There's a particular kind of relief that comes from walking into a restaurant and immediately understanding what it is. Fiaschetteria Pistoia, which operates from two modest NYC locations, makes no apologies for being exactly what its name suggests: a straightforward Tuscan osteria run by people who learned to cook in Pistoia and saw no reason to reinvent themselves for New York audiences. The pasta is made fresh daily. The wine list is small. The dining room is tight. It's as close to ordering dinner at someone's house as a restaurant gets, which is precisely why it matters.

The handmade pasta here exists in a category of its own. If you've eaten at Balthazar or Babbo or any of the city's decorated Italian houses, you've tasted good pasta. This is better. The maccheroni rustici with duck ragù has the kind of structural integrity that comes from knowing exactly how much egg and flour goes into dough, and the sauce clings to each piece like it was made specifically for that shape—because it was. The cacio e pepe and pappardelle al ragù operate at the level of near-perfect execution that makes you wonder why anyone bothers getting fancy with Italian food. These aren't innovative dishes. They're dishes that have been refined across generations, and the restaurant's owners brought their refinement directly from Italy.

What strikes you second, after the pasta, is the wine service. Bottles sit in milk bottle racks—a practical choice that somehow feels more honest than a mahogany list. You pick one. It arrives at your table in a glass. The maccheroni sul cinghiale (wild boar pasta) pairs effortlessly with whatever Tuscan red you choose. The sformatino di zucchine, a delicate zucchini flan, shows that the kitchen respects vegetables as seriously as it respects meat. Nothing here is trying to impress you. Everything here is trying to feed you well.

For years, Fiaschetteria Pistoia has maintained an unusual status in this city: highly regarded by people who've found it, completely unknown to people who haven't. Reddit's r/FoodNYC community has long treated it as a legitimate secret. That shouldn't be surprising. The restaurant operates without pretense, without a publicist, without the kind of noise that typically surrounds good food in New York. It's simply there, in two locations, making pasta the way it's been made in Pistoia, asking only that you show up hungry and willing to eat simply.

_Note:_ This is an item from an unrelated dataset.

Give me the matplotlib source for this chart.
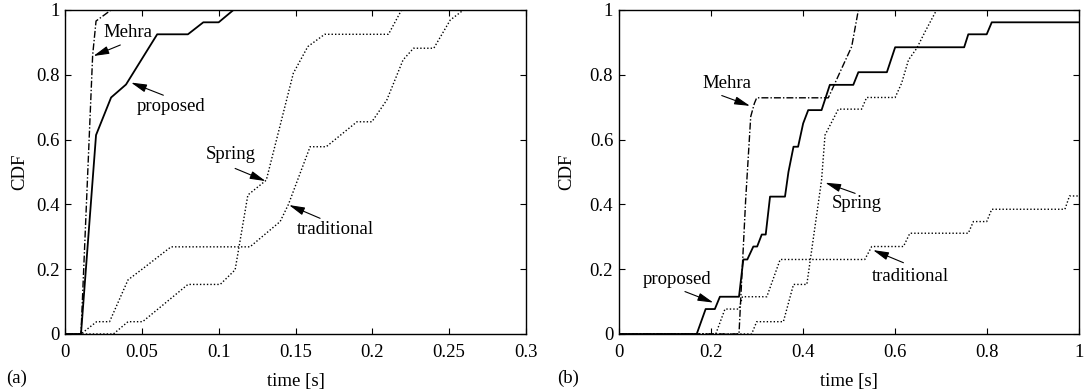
import matplotlib
matplotlib.use("Agg")
import matplotlib.pyplot as plt

plt.rcParams['font.family'] = ['Liberation Serif', 'DejaVu Serif']
plt.rcParams['font.size'] = 13.5

# ---------------- panel (a) data ----------------
a_prop_t = [0.0, 0.0104, 0.0202, 0.030, 0.0397, 0.060, 0.080, 0.090, 0.100, 0.1096, 0.3]
a_prop_c = [0.0, 0.0, 0.614, 0.73, 0.77, 0.925, 0.925, 0.962, 0.962, 1.0, 1.0]

a_mehra_t = [0.0, 0.0104, 0.018, 0.0202, 0.030, 0.3]
a_mehra_c = [0.0, 0.0, 0.861, 0.966, 1.0, 1.0]

a_spring_t = [0.0, 0.0315, 0.041, 0.0505, 0.080, 0.101, 0.1107, 0.119, 0.131, 0.1486,
              0.158, 0.169, 0.2105, 0.219, 0.3]
a_spring_c = [0.0, 0.0, 0.038, 0.038, 0.153, 0.153, 0.198, 0.429, 0.475, 0.805,
              0.887, 0.925, 0.925, 1.0, 1.0]

a_trad_t = [0.0, 0.0104, 0.0206, 0.029, 0.041, 0.051, 0.069, 0.1204, 0.140, 0.1454,
            0.1595, 0.170, 0.190, 0.1997, 0.2094, 0.220, 0.2268, 0.240, 0.2507, 0.2593, 0.3]
a_trad_c = [0.0, 0.0, 0.038, 0.038, 0.167, 0.203, 0.269, 0.269, 0.347, 0.40,
            0.578, 0.578, 0.655, 0.655, 0.722, 0.846, 0.882, 0.882, 0.969, 1.0, 1.0]

# ---------------- panel (b) data ----------------
b_prop_t = [0.0, 0.1696, 0.189, 0.209, 0.220, 0.2615, 0.2687, 0.271, 0.2796, 0.2927,
            0.301, 0.311, 0.3196, 0.329, 0.3615, 0.369, 0.380, 0.390, 0.401, 0.412,
            0.441, 0.459, 0.510, 0.521, 0.583, 0.601, 0.751, 0.760, 0.800, 0.811, 1.0]
b_prop_c = [0.0, 0.0, 0.077, 0.077, 0.115, 0.115, 0.203, 0.23, 0.23, 0.27,
            0.27, 0.307, 0.307, 0.424, 0.424, 0.50, 0.578, 0.578, 0.65, 0.691,
            0.691, 0.769, 0.769, 0.808, 0.808, 0.885, 0.885, 0.925, 0.925, 0.962, 0.962]

b_mehra_t = [0.0, 0.2615, 0.276, 0.287, 0.295, 0.300, 0.4557, 0.481, 0.5065, 0.521, 1.0]
b_mehra_c = [0.0, 0.0, 0.414, 0.671, 0.712, 0.729, 0.729, 0.808, 0.887, 1.0, 1.0]

b_spring_t = [0.0, 0.289, 0.300, 0.358, 0.380, 0.409, 0.441, 0.4485, 0.4775, 0.528,
              0.539, 0.601, 0.615, 0.630, 0.648, 0.666, 0.691, 1.0]
b_spring_c = [0.0, 0.0, 0.038, 0.038, 0.153, 0.153, 0.475, 0.614, 0.694, 0.694,
              0.730, 0.730, 0.774, 0.846, 0.882, 0.933, 1.0, 1.0]

b_trad_t = [0.0, 0.211, 0.231, 0.2615, 0.269, 0.322, 0.351, 0.535, 0.550, 0.619,
            0.633, 0.760, 0.771, 0.800, 0.811, 0.970, 0.980, 1.0]
b_trad_c = [0.0, 0.0, 0.077, 0.077, 0.115, 0.115, 0.23, 0.23, 0.27, 0.27,
            0.311, 0.311, 0.347, 0.347, 0.385, 0.385, 0.426, 0.426]

y_ticks = [0, 0.2, 0.4, 0.6, 0.8, 1.0]
y_labels = ['0', '0.2', '0.4', '0.6', '0.8', '1']
a_x_ticks = [0, 0.05, 0.1, 0.15, 0.2, 0.25, 0.3]
a_x_labels = ['0', '0.05', '0.1', '0.15', '0.2', '0.25', '0.3']
b_x_ticks = [0, 0.2, 0.4, 0.6, 0.8, 1.0]
b_x_labels = ['0', '0.2', '0.4', '0.6', '0.8', '1']

# annotations: (text, text_xy, arrow_start, arrow_tip)
a_notes = [("Mehra", (0.0412, 0.931), (0.036, 0.892), (0.0185, 0.858)),
           ("proposed", (0.0688, 0.702), (0.064, 0.737), (0.0430, 0.776)),
           ("Spring", (0.1079, 0.555), (0.1107, 0.511), (0.1305, 0.472)),
           ("traditional", (0.1762, 0.323), (0.166, 0.357), (0.1458, 0.398))]
b_notes = [("Mehra", (0.2348, 0.774), (0.224, 0.736), (0.2855, 0.704)),
           ("proposed", (0.1275, 0.167), (0.144, 0.131), (0.2057, 0.097)),
           ("Spring", (0.517, 0.403), (0.514, 0.434), (0.449, 0.467)),
           ("traditional", (0.635, 0.179), (0.619, 0.220), (0.553, 0.259))]

W, H = 1084, 392
fig = plt.figure(figsize=(W / 100, H / 100), dpi=100)
ax_a = fig.add_axes([65 / W, (H - 334) / H, 461 / W, 324 / H])
ax_b = fig.add_axes([618.7 / W, (H - 334) / H, 460 / W, 324 / H])

dashdot = (0, (5, 1.5, 1, 1.5))
lw_main = 1.3
lw_thin = 1.0


def draw(ax, prop, mehra, spring, trad, xlim, xt, xl, notes, tag, ylab_x, tag_x):
    ax.plot(trad[0], trad[1], color='black', lw=lw_thin, linestyle=(0, (1, 1.5)))
    ax.plot(spring[0], spring[1], color='black', lw=lw_thin, linestyle=(0, (1, 1.5)))
    ax.plot(mehra[0], mehra[1], color='black', lw=lw_thin, linestyle=dashdot)
    ax.plot(prop[0], prop[1], color='black', lw=lw_main, linestyle='-')
    ax.set_xlim(*xlim)
    ax.set_ylim(0, 1)
    ax.set_xticks(xt)
    ax.set_xticklabels(xl)
    ax.set_yticks(y_ticks)
    ax.set_yticklabels(y_labels)
    ax.tick_params(direction='in', length=4, width=0.8, top=True, right=True,
                   labelsize=13.5)
    ax.tick_params(axis='y', pad=4)
    ax.tick_params(axis='x', pad=7)
    for s in ax.spines.values():
        s.set_linewidth(1.0)
    ax.set_xlabel('time [s]', fontsize=13.5, va='center')
    ax.xaxis.set_label_coords(0.5, -47.5 / 324)
    ax.set_ylabel('CDF', fontsize=13.5, va='center')
    ax.yaxis.set_label_coords(ylab_x, 0.5)
    for txt, txy, start, tip in notes:
        ax.text(txy[0], txy[1], txt, ha='center', va='center', fontsize=13.5)
        ax.annotate('', xy=tip, xytext=start,
                    arrowprops=dict(arrowstyle='-|>,head_length=0.7,head_width=0.18',
                                    color='black', lw=0.8, shrinkA=0, shrinkB=0))
    ax.text(tag_x, -44 / 324, tag, transform=ax.transAxes, fontsize=13.5,
            ha='left', va='center')


draw(ax_a, (a_prop_t, a_prop_c), (a_mehra_t, a_mehra_c), (a_spring_t, a_spring_c),
     (a_trad_t, a_trad_c), (0, 0.3), a_x_ticks, a_x_labels, a_notes, '(a)',
     (19.5 - 65) / 461, (6.5 - 65) / 461)
draw(ax_b, (b_prop_t, b_prop_c), (b_mehra_t, b_mehra_c), (b_spring_t, b_spring_c),
     (b_trad_t, b_trad_c), (0, 1.0), b_x_ticks, b_x_labels, b_notes, '(b)',
     (567 - 618.7) / 460, (556.7 - 618.7) / 460)

fig.savefig('out.png', dpi=100)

The East Village and West Village locations are small enough that tables fill quickly, especially on weekends. Reservations are not a luxury here—they're a practical necessity. Go on a Tuesday if you can. Order the maccheroni rustici. Order wine. Understand that this is what happens when a family decides that their recipes are worth the effort of transporting across an ocean, and that the worth isn't in innovation or accolade, but in the simple fact of making something well.